The big physics story of the week is undoubtedly the new limit on the electric dipole moment (EDM) of the electron from Ed Hinds's group at Imperial College in the UK. As this is something I wrote a long article on for Physics World, I'm pretty psyched to see this getting lots of media attention, and not just from physics outlets.

OK, you said this is about a dipole moment, but the headlines all talk about measuring the shape of an electron. What do these have to do with one another? A "dipole moment" is just a bit of mathematical apparatus used to describe a non-spherical distribution of charge. It turns out to be mathematically convenient to talk about "polar moments" of various fields in electricity and magnetism. The simplest sort of field is a "monopole," made by a point charge, which pushes other like charges directly outward from itself. Slightly more complicated than that is a "dipole" pattern, which is like what you get when you sprinkle iron filings over a magnet-- the field pushes out at one end, and pulls in at the other, and has some sideways component in between. You can make an electric dipole by putting a negative point charge close to but not exactly on top of a positive point charge.

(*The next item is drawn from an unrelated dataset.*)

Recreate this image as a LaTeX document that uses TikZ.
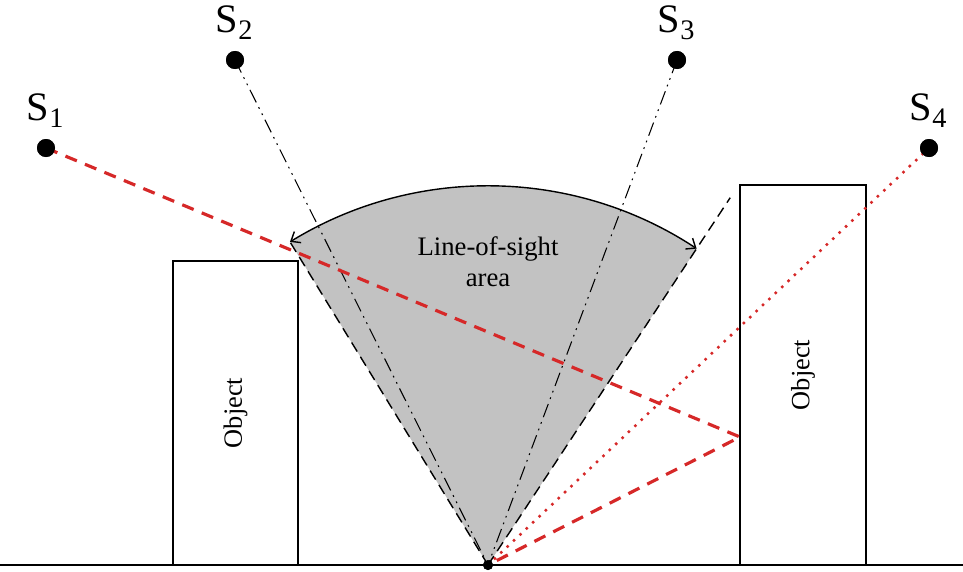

So, an electron is made up of a little positive thing stuck to a bigger negative thing? There doesn't need to be actual positive charge present-- you can just take some of the negative charge from one pole of a spherical ball of charge and move it to the other pole. That creates a little bit of a dipole moment, too, without needing any of the opposite charge.

OK, so an electron is supposed to be like a ball of charge with a bump on one side and a divot on the other? Well, it could effectively look like that, but this measurement shows that it doesn't. Which in some ways isn't surprising, because it shouldn't be anything but round, according to the simplest models of physics.